From a practical perspective, the benefits of bundled pricing may also be impacted by FOMO (“fear of missing out”). Some bundle buyers are willing to pay a premium to have option to do everything…regardless of whether or not they actually get around to doing everything. Hey, if you’re going to the museum, you might as well have the whole experience – or at least the option of it, right? Some people approach visiting in this manner. Essentially, some people will pay a premium to minimize the loss aversion potentially associated with “missing” an experience.
In some ways, this is an example of “selling the sizzle, not the steak.” A bundled option is often laden with implicit benefits such as mitigation of fear of loss, convenience, and simplicity. On the other hand, the à la carte approach often necessarily highlights explicit benefits: You are getting exactly and precisely what you pay for.

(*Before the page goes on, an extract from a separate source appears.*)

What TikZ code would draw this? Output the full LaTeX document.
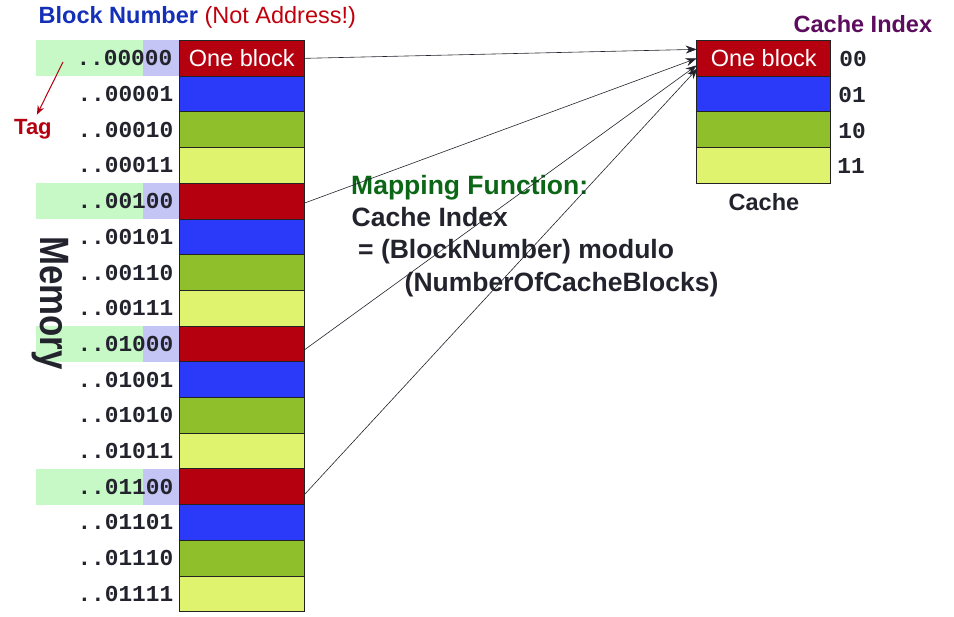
\documentclass[tikz,border=0pt]{standalone}
\usepackage{fontspec}
\setmainfont{Liberation Sans}
\newfontfamily\monofont{Liberation Mono}
\usetikzlibrary{arrows.meta}
\definecolor{rowred}{HTML}{B4000F}
\definecolor{rowblue}{HTML}{2B3AF8}
\definecolor{rowgreen}{HTML}{8FC02B}
\definecolor{rowyellow}{HTML}{DFF36F}
\definecolor{hlgreen}{HTML}{C6F9C6}
\definecolor{hlviolet}{HTML}{C5C5F5}
\definecolor{edge}{HTML}{222222}
\definecolor{ink}{HTML}{23232D}
\definecolor{bnblue}{HTML}{1530B8}
\definecolor{notred}{HTML}{C0000C}
\definecolor{ciplum}{HTML}{5C0B5E}
\definecolor{mapgreen}{HTML}{0B6616}
\begin{document}
\begin{tikzpicture}[x=1pt,y=-1pt,
  cell/.style={draw=edge,line width=0.9pt,minimum width=125pt,minimum height=35.7pt,inner sep=0pt,outer sep=0pt},
  ccell/.style={cell,minimum width=134pt},
  celltext/.style={text=white,font=\fontsize{23.5}{26}\selectfont},
  addr/.style={anchor=east,inner sep=0pt,text=ink,font=\monofont\bfseries\fontsize{22.8}{24}\selectfont},
  idx/.style={anchor=center,inner sep=0pt,text=ink,font=\monofont\bfseries\fontsize{22.8}{24}\selectfont},
  lbl/.style={anchor=base west,inner sep=0pt,font=\bfseries\fontsize{23.5}{26}\selectfont},
  maptext/.style={anchor=base west,inner sep=0pt,text=ink,font=\bfseries\fontsize{26.5}{30}\selectfont},
  link/.style={draw=ink,line width=0.6pt,-{Stealth[length=11pt,width=8pt]}},
  tagarrow/.style={draw=rowred,line width=1pt,-{Stealth[length=9pt,width=7pt]}},
]
\fill[white] (0,0) rectangle (954,617);
\useasboundingbox (0,0) rectangle (954,617);

% highlighted address fields (tag | index)
\foreach \i in {0,4,8,12}{
  \fill[hlgreen] (36,{40.5+35.7*\i}) rectangle (143.3,{76.2+35.7*\i});
  \fill[hlviolet] (143.3,{40.5+35.7*\i}) rectangle (179.3,{76.2+35.7*\i});
}

% memory blocks
\node[cell,fill=rowred,celltext] (m0) at (241.8,58.35) {One block};
\node[addr] (a0) at (172.5,58.35) {..00000};
\foreach \i/\c/\a in {1/rowblue/00001,2/rowgreen/00010,3/rowyellow/00011,
  4/rowred/00100,5/rowblue/00101,6/rowgreen/00110,7/rowyellow/00111,
  8/rowred/01000,9/rowblue/01001,10/rowgreen/01010,11/rowyellow/01011,
  12/rowred/01100,13/rowblue/01101,14/rowgreen/01110,15/rowyellow/01111}{
  \node[cell,fill=\c] (m\i) at (241.8,{58.35+35.7*\i}) {};
  \node[addr] (a\i) at (173.5,{58.35+35.7*\i}) {..\a};
}

% cache blocks
\node[ccell,fill=rowred,celltext] (c0) at (763.7,58.35) {One block};
\node[ccell,fill=rowblue] (c1) at (763.7,94.05) {};
\node[ccell,fill=rowgreen] (c2) at (763.7,129.75) {};
\node[ccell,fill=rowyellow] (c3) at (763.7,165.45) {};
\node[idx] (i0) at (853,59) {00};
\node[idx] (i1) at (852,95) {01};
\node[idx] (i2) at (852,130.5) {10};
\node[idx] (i3) at (851,166) {11};

% labels
\node[lbl,text=bnblue] (bn) at (38.5,24) {Block Number \textcolor{notred}{\mdseries(Not Address!)}};
\node[lbl,text=ciplum] (ci) at (793.5,32.5) {Cache Index};
\node[lbl,text=ink] (cachelbl) at (728.5,211) {Cache};
\node[lbl,text=rowred,font=\bfseries\fontsize{22}{24}\selectfont] (tag) at (14,135) {Tag};
\node[rotate=-90,inner sep=0pt,text=ink,font=\bfseries\fontsize{41}{44}\selectfont] (mem) at (50,303) {\scalebox{0.85}[1]{Memory}};

% mapping function
\node[maptext,text=mapgreen] (mf1) at (351,195) {Mapping Function:};
\node[maptext] (mf2) at (351.5,226.7) {Cache Index};
\node[maptext] (mf3) at (358,259) {= (BlockNumber) modulo};
\node[maptext] (mf4) at (404.5,291.7) {(NumberOfCacheBlocks)};

% tag arrow
\coordinate (tagtail) at (63,62);
\draw[tagarrow] (tagtail) -- ([xshift=4pt,yshift=5pt]tag.north);

% mapping arrows
\draw[link] (m0.east) -- ([yshift=9pt]c0.west);
\draw[link] ([yshift=-2pt]m4.east) -- (c0.west);
\draw[link] ([yshift=-6pt]m8.east) -- ([yshift=-7pt]c0.west);
\draw[link] ([yshift=-8pt]m12.east) -- ([yshift=-10pt,xshift=1pt]c0.west);
\end{tikzpicture}
\end{document}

Not every organization can bundle experiences – and we’re certainly not suggesting that every organization should. Instead, we’re sharing this research to enable informed conversations based on actual facts and figures within cultural organizations’ C-suites and board rooms. From here, it is up to your organization to assess what this research might mean for your own organization and its respective pricing strategy.
If bundling is on the table for your organization, then this research and related pricing psychology suggest that it may be worthy of your consideration.